After the statement appeared on his website, detailed allegations were published by the Mail on Sunday in which it became clear the newspaper had been investigating him for several months and that the priestly vow the bishop admits to having broken is that of chastity.
The Mail on Sunday reports the resignation today and discloses that Bishop Conry has had a close friendship with a married mother of two. The Bishop denies that this was a sexual relationship. He has resigned over a separate relationship that he had six years ago.
Regarding the married woman, Adam Luck and Jonathan Petre report: "This newspaper has seen love letters between Bishop Conry, 63, and the woman, written in recent months, in which he tells her that her husband doesn't love her."
One handwritten letter, which was dated earlier this month and addressed "Dear, Dear XXXXX" and signed "your K xxxxxx", the Bishop said: "... It's all right to say that [your husband] did bad things, but you knew that he didn't love you. You know (I hope) that I did. And I did, and do."
Although the letters do not disclose a sexual relationship, the newspaper says, the affair lasted more than a year and involved the married woman spending at least three nights at the bishop's detached property in Pease Pottage, West Sussex.
Bishop Conry insisted to the newspaper that the affair with the mother of two was not the reason for his resignation and said he had quit over a different relationship.
Confronted at his home, he said: "This has nothing to do with your enquiries.
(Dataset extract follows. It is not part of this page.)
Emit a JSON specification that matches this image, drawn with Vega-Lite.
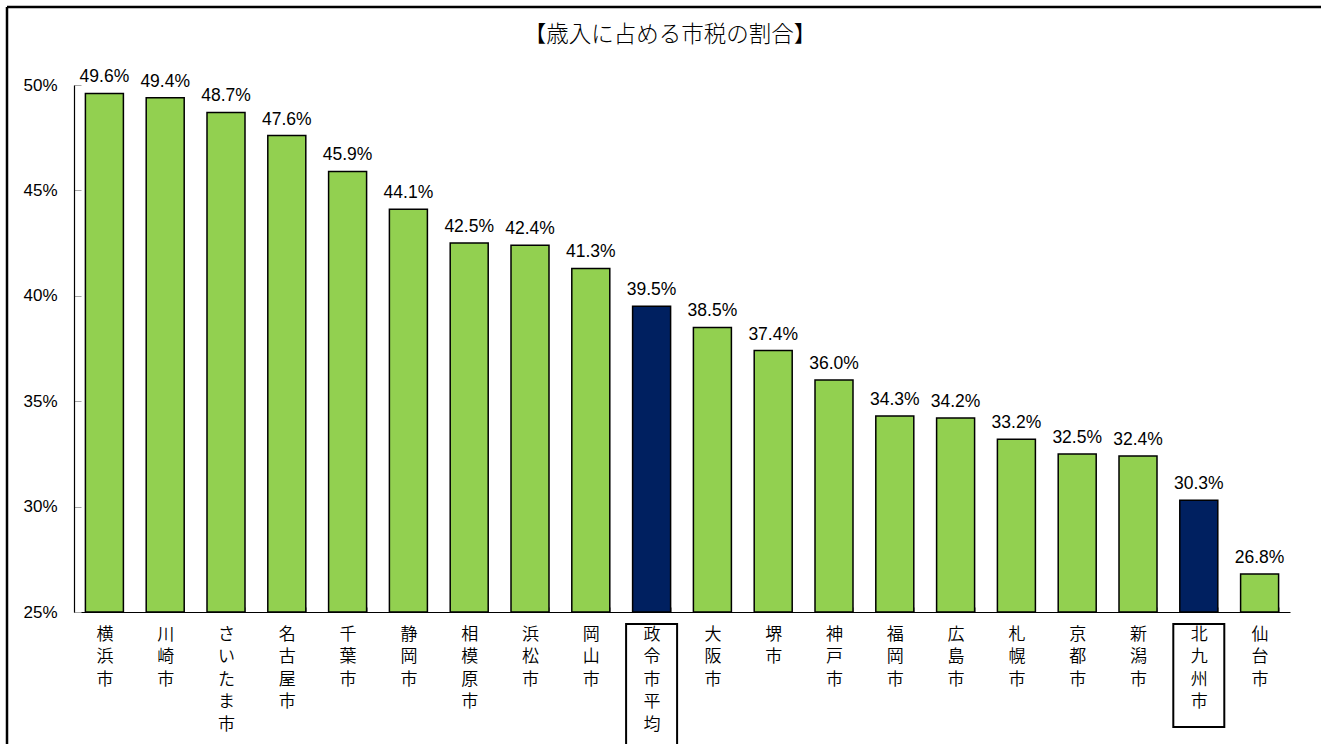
{
  "$schema": "https://vega.github.io/schema/vega-lite/v6.json",
  "autosize": {"type": "none"},
  "padding": {"left": 7, "top": 7, "right": 0, "bottom": 0},
  "width": 1314,
  "height": 737,
  "background": "white",
  "title": {
    "text": "【歳入に占める市税の割合】",
    "font": "Noto Sans CJK JP",
    "fontSize": 22.5,
    "fontWeight": 300,
    "color": "black",
    "anchor": "middle",
    "offset": -39,
    "dx": 6
  },
  "config": {
    "view": {"stroke": "black", "strokeWidth": 2.5, "strokeDash": [1314, 2051, 737, 0]},
    "axis": {"grid": false}
  },
  "data": {
    "values": [
      {"city": "横浜市", "value": 0.496},
      {"city": "川崎市", "value": 0.494},
      {"city": "さいたま市", "value": 0.487},
      {"city": "名古屋市", "value": 0.476},
      {"city": "千葉市", "value": 0.459},
      {"city": "静岡市", "value": 0.441},
      {"city": "相模原市", "value": 0.425},
      {"city": "浜松市", "value": 0.424},
      {"city": "岡山市", "value": 0.413},
      {"city": "政令市平均", "value": 0.395},
      {"city": "大阪市", "value": 0.385},
      {"city": "堺市", "value": 0.374},
      {"city": "神戸市", "value": 0.360},
      {"city": "福岡市", "value": 0.343},
      {"city": "広島市", "value": 0.342},
      {"city": "札幌市", "value": 0.332},
      {"city": "京都市", "value": 0.325},
      {"city": "新潟市", "value": 0.324},
      {"city": "北九州市", "value": 0.303},
      {"city": "仙台市", "value": 0.268}
    ]
  },
  "encoding": {
    "x": {
      "field": "city",
      "type": "nominal",
      "sort": null,
      "title": null,
      "scale": {"range": [67, 1283], "paddingInner": 0.375, "paddingOuter": 0.1875},
      "axis": {
        "orient": "bottom",
        "offset": -132,
        "domainColor": "black",
        "domainWidth": 1.2,
        "tickBand": "extent",
        "tickSize": -5,
        "tickColor": "#a6a6a6",
        "labelAngle": 0,
        "labelExpr": "split(datum.label, '')",
        "labelFont": "Noto Sans CJK JP",
        "labelFontSize": 17,
        "labelFontWeight": 350,
        "labelLineHeight": 22.5,
        "labelColor": "black",
        "labelBaseline": "top",
        "labelPadding": 19,
        "labelOverlap": false,
        "labelBound": false
      }
    }
  },
  "layer": [
    {
      "mark": {"type": "bar", "stroke": "black", "strokeWidth": 1.5},
      "encoding": {
        "y": {
          "field": "value",
          "type": "quantitative",
          "title": null,
          "scale": {"domain": [0.25, 0.5], "range": [605, 78], "nice": false, "zero": false},
          "axis": {
            "orient": "left",
            "offset": -67,
            "values": [0.25, 0.3, 0.35, 0.4, 0.45, 0.5],
            "format": ".0%",
            "domainColor": "black",
            "domainWidth": 1.2,
            "tickSize": -7,
            "tickColor": "#a6a6a6",
            "labelPadding": 24,
            "labelFont": "Liberation Sans",
            "labelFontSize": 17,
            "labelColor": "black",
            "labelBaseline": "middle"
          }
        },
        "y2": {"datum": 0.25},
        "color": {
          "condition": {"test": "indexof(['政令市平均','北九州市'], datum.city) >= 0", "value": "#002060"},
          "value": "#92D050"
        }
      }
    },
    {
      "mark": {"type": "text", "baseline": "alphabetic", "dy": -11, "font": "Liberation Sans", "fontSize": 17.5, "color": "black"},
      "encoding": {
        "y": {"field": "value", "type": "quantitative"},
        "text": {"field": "value", "type": "quantitative", "format": ".1%"}
      }
    },
    {
      "transform": [{"filter": "datum.city === '政令市平均'"}],
      "mark": {"type": "bar", "width": 51, "filled": false, "stroke": "black", "strokeWidth": 2},
      "encoding": {
        "y": {"datum": 0.2443},
        "y2": {"datum": 0.12}
      }
    },
    {
      "transform": [{"filter": "datum.city === '北九州市'"}],
      "mark": {"type": "bar", "width": 51, "filled": false, "stroke": "black", "strokeWidth": 2},
      "encoding": {
        "y": {"datum": 0.2443},
        "y2": {"datum": 0.1954}
      }
    }
  ]
}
It is totally unrelated. This relates to a relationship of six years ago. So be careful what you write. This had nothing to do with your earlier questions." When he was approached by the Mail on Sunday in June, he denied any sexual relationship.
The paper also disclosed that the woman's estranged husband employed a private detective to track her movements and is considering a legal action against the Church.
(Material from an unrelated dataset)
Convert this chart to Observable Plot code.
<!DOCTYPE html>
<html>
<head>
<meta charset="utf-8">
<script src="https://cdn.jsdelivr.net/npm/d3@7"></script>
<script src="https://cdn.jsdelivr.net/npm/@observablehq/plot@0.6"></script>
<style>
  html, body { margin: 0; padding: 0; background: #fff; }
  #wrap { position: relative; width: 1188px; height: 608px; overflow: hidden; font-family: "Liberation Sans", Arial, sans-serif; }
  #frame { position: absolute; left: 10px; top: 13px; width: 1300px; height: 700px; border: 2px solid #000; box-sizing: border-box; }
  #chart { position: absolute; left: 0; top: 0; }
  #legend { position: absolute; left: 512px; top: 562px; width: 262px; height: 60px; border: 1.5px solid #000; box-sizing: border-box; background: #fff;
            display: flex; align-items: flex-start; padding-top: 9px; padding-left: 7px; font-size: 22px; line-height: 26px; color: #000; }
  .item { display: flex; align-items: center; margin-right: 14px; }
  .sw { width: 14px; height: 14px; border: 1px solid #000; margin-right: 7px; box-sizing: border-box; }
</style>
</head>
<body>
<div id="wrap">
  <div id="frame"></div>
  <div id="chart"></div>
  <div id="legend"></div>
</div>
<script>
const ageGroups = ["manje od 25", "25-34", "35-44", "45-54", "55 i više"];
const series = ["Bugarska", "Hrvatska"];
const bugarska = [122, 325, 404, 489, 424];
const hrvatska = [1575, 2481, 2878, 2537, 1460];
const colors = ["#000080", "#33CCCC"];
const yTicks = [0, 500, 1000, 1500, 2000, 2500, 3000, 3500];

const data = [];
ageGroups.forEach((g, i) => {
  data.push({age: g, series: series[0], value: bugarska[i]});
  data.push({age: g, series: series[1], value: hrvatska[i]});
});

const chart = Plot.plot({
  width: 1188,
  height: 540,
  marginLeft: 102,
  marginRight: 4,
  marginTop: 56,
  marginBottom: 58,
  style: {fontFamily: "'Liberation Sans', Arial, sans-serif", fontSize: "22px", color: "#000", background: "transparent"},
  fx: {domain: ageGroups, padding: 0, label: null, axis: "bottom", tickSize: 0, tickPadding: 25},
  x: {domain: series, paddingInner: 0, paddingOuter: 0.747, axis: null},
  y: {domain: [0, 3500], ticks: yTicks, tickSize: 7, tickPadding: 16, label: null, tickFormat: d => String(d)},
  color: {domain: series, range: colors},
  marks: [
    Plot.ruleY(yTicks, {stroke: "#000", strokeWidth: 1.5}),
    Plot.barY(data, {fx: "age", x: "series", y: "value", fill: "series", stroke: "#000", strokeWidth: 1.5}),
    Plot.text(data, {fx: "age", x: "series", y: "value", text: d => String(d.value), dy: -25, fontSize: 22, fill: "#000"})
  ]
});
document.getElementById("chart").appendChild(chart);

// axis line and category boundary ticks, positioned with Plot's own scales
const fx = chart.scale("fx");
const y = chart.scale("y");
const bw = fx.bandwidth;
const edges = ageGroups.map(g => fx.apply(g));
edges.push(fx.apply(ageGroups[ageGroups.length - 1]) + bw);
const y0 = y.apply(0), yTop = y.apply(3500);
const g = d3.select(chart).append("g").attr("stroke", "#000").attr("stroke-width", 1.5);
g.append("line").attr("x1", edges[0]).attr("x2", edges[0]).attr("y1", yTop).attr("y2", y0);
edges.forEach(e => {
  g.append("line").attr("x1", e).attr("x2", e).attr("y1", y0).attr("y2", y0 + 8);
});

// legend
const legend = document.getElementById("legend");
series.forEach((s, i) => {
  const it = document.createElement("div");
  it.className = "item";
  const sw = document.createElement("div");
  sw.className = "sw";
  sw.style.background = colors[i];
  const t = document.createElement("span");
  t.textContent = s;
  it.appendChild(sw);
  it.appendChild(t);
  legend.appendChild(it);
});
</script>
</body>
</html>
Leading Catholic commentator Damian Thompson wrote on his Spectator blog: "The Mail has now published its allegations against Bishop Conry. They're much more serious than I imagined. He appears to have behaved disgracefully; by his own admission there is more than one woman involved." Dr Thompson questioned "the responsibility of the Catholic Church for allowing this man to run an important diocese during years of rumours, well-founded in at least two cases".
He added: "I liked Kieran a lot when he was press officer for the English bishops: he didn't give us any bullshit and let slip the odd bit of gossip. We we all pleased when he was made a bishop. Sure, he was a liberal, but they all were.
"Then, shortly after taking office, he started bullying the parish of the Sacred Heart, Hove, for using too much Latin in its main Sunday Mass. I rang him up and said: this is outrageous – it's not some elaborate Old Rite service, just a dignified Novus Ordo said mostly in English with nice music (such a rarity). The distress Conry caused by barging in and trying to wreck it was enormous and completely avoidable. Since then traditionalist priests in his diocese have had their collars felt for worshipping in the style of Benedict XVI. Kieran would often refuse to answer letters from his clergy; but left-wing laity slagging off traditionalists always got a sympathetic hearing."